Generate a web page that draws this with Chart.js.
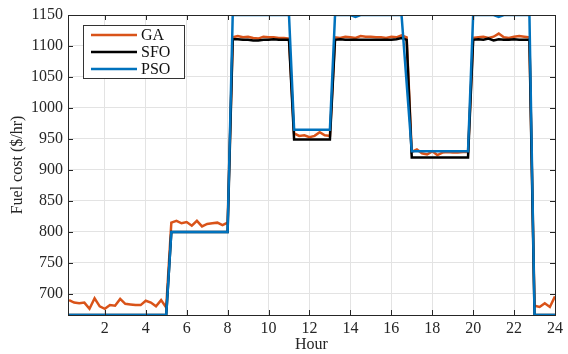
<!DOCTYPE html>
<html>
<head>
<meta charset="utf-8">
<script src="https://cdn.jsdelivr.net/npm/chart.js@4/dist/chart.umd.min.js"></script>
<style>
  html, body { margin: 0; padding: 0; background: #fff; }
  #wrap { width: 568px; height: 354px; }
</style>
</head>
<body>
<div id="wrap"><canvas id="fuelChart" width="568" height="354"></canvas></div>
<script>
// hours in 15-minute steps (0.25 .. 24)
const hours = Array.from({ length: 96 }, (_, i) => (i + 1) / 4);

const seriesNames = ['GA', 'SFO', 'PSO'];
const seriesColors = ['#D95319', '#000000', '#0072BD'];

const gaCost = [
  690, 686, 685, 686, 676, 693, 680, 676, 682, 681, 692, 684, 683, 682, 682, 689, 686, 680, 690, 678,
  815, 818, 814, 816, 810, 818, 809, 813, 814, 815, 811, 815,
  1114, 1116, 1114, 1115, 1113, 1112, 1115, 1114, 1114, 1113, 1113, 1112,
  959, 955, 956, 953, 955, 961, 956, 955,
  1114, 1113, 1115, 1114, 1113, 1116, 1115, 1115, 1114, 1114, 1113, 1115, 1114, 1117, 1114,
  929, 933, 927, 925, 930, 924, 928, 929, 928, 928, 929, 929,
  1113, 1114, 1115, 1113, 1115, 1120, 1114, 1113, 1115, 1116, 1115, 1114,
  681, 679, 685, 679, 696
];

const sfoCost = [
  666, 666, 666, 666, 666, 666, 666, 666, 666, 666, 666, 666, 666, 666, 666, 666, 666, 666, 666, 666,
  800, 800, 800, 800, 800, 800, 800, 800, 800, 800, 800, 800,
  1111, 1111, 1110, 1110, 1109, 1109, 1110, 1110, 1111, 1110, 1110, 1110,
  949, 949, 949, 949, 949, 949, 949, 949,
  1110, 1111, 1110, 1110, 1110, 1110, 1110, 1110, 1110, 1110, 1110, 1110, 1111, 1113, 1110,
  920, 920, 920, 920, 920, 920, 920, 920, 920, 920, 920, 920,
  1110, 1111, 1110, 1112, 1109, 1111, 1110, 1110, 1111, 1110, 1110, 1110,
  666, 666, 666, 666, 666
];

const psoCost = [
  666, 666, 666, 666, 666, 666, 666, 666, 666, 666, 666, 666, 666, 666, 666, 666, 666, 666, 666, 666,
  800, 800, 800, 800, 800, 800, 800, 800, 800, 800, 800, 800,
  1150, 1150, 1150, 1150, 1150, 1150, 1150, 1150, 1150, 1150, 1150, 1150,
  965, 965, 965, 965, 965, 965, 965, 965,
  1150, 1150, 1150, 1150, 1147, 1150, 1150, 1150, 1150, 1150, 1150, 1150, 1150, 1150, 1040,
  930, 930, 930, 930, 930, 930, 930, 930, 930, 930, 930, 930,
  1150, 1150, 1150, 1150, 1150, 1147, 1150, 1150, 1150, 1150, 1150, 1150,
  666, 666, 666, 666, 666
];

const yTicks = [700, 750, 800, 850, 900, 950, 1000, 1050, 1100, 1150];
const xTicks = [2, 4, 6, 8, 10, 12, 14, 16, 18, 20, 22, 24];

const allSeries = [gaCost, sfoCost, psoCost];

const FONT = 'Liberation Serif, Times New Roman, serif';
const AXIS_COL = '#262626';

// box around plot area + inward ticks + framed legend (matlab look)
const matlabFrame = {
  id: 'matlabFrame',
  afterDatasetsDraw(chart) {
    const { ctx, chartArea: a, scales } = chart;
    ctx.save();
    ctx.strokeStyle = AXIS_COL;
    ctx.lineWidth = 1;
    ctx.strokeRect(a.left + 0.5, a.top + 0.5, a.right - a.left, a.bottom - a.top);
    ctx.beginPath();
    xTicks.forEach(function (t) {
      const px = Math.round(scales.x.getPixelForValue(t)) + 0.5;
      ctx.moveTo(px, a.bottom); ctx.lineTo(px, a.bottom - 5);
      ctx.moveTo(px, a.top); ctx.lineTo(px, a.top + 5);
    });
    yTicks.forEach(function (t) {
      const py = Math.round(scales.y.getPixelForValue(t)) + 0.5;
      ctx.moveTo(a.left, py); ctx.lineTo(a.left + 5, py);
      ctx.moveTo(a.right, py); ctx.lineTo(a.right - 5, py);
    });
    ctx.stroke();

    // legend
    const lx = 83, ly = 25, lw = 101, lh = 53;
    ctx.fillStyle = '#fff';
    ctx.fillRect(lx, ly, lw, lh);
    ctx.strokeStyle = '#333';
    ctx.strokeRect(lx + 0.5, ly + 0.5, lw, lh);
    ctx.font = '16px ' + FONT;
    ctx.textBaseline = 'middle';
    chart.data.datasets.forEach(function (ds, i) {
      const y = ly + 10 + i * 17;
      ctx.strokeStyle = ds.borderColor;
      ctx.lineWidth = 2.5;
      ctx.beginPath();
      ctx.moveTo(lx + 8, y); ctx.lineTo(lx + 54, y);
      ctx.stroke();
      ctx.fillStyle = '#111';
      ctx.fillText(ds.label, lx + 58, y + 1);
    });
    ctx.restore();
  }
};

const plainNum = function (v) { return String(v); };

new Chart(document.getElementById('fuelChart'), {
  type: 'line',
  data: {
    datasets: seriesNames.map(function (name, i) {
      return {
        label: name,
        data: hours.map(function (h, k) { return { x: h, y: allSeries[i][k] }; }),
        borderColor: seriesColors[i],
        backgroundColor: seriesColors[i],
        borderWidth: 2.5,
        pointRadius: 0,
        tension: 0,
        order: 2 - i
      };
    })
  },
  options: {
    responsive: false,
    animation: false,
    layout: { padding: { top: 15, right: 13, left: 0, bottom: 0 } },
    plugins: {
      legend: { display: false },
      tooltip: { enabled: false }
    },
    scales: {
      x: {
        type: 'linear',
        min: 0.2,
        max: 24,
        afterFit: function (s) { s.height = 39; },
        afterBuildTicks: function (s) { s.ticks = xTicks.map(function (v) { return { value: v }; }); },
        grid: { color: '#e3e3e3', drawTicks: false },
        border: { display: false },
        ticks: { color: AXIS_COL, padding: 4, maxRotation: 0, callback: plainNum, font: { family: FONT, size: 16 } },
        title: { display: true, text: 'Hour', color: AXIS_COL, padding: { top: 0, bottom: 0 }, font: { family: FONT, size: 16 } }
      },
      y: {
        min: 666,
        max: 1150,
        afterFit: function (s) { s.width = 68; },
        afterBuildTicks: function (s) { s.ticks = yTicks.map(function (v) { return { value: v }; }); },
        grid: { color: '#e3e3e3', drawTicks: false },
        border: { display: false },
        ticks: { color: AXIS_COL, padding: 5, callback: plainNum, font: { family: FONT, size: 16 } },
        title: { display: true, text: 'Fuel cost ($/hr)', color: AXIS_COL, padding: { top: 8, bottom: 0 }, font: { family: FONT, size: 16 } }
      }
    }
  },
  plugins: [matlabFrame]
});
</script>
</body>
</html>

[WHAT YOU WILL DO]: Return nothing but the lines running from the start of the data to the line with "const seriesColors = ['#D95319', '#000000', '#0072BD'];", please, both ends included and no pictures.

[EXERCISE OUTPUT]:
Generate a web page that draws this with Chart.js.
<!DOCTYPE html>
<html>
<head>
<meta charset="utf-8">
<script src="https://cdn.jsdelivr.net/npm/chart.js@4/dist/chart.umd.min.js"></script>
<style>
  html, body { margin: 0; padding: 0; background: #fff; }
  #wrap { width: 568px; height: 354px; }
</style>
</head>
<body>
<div id="wrap"><canvas id="fuelChart" width="568" height="354"></canvas></div>
<script>
// hours in 15-minute steps (0.25 .. 24)
const hours = Array.from({ length: 96 }, (_, i) => (i + 1) / 4);

const seriesNames = ['GA', 'SFO', 'PSO'];
const seriesColors = ['#D95319', '#000000', '#0072BD'];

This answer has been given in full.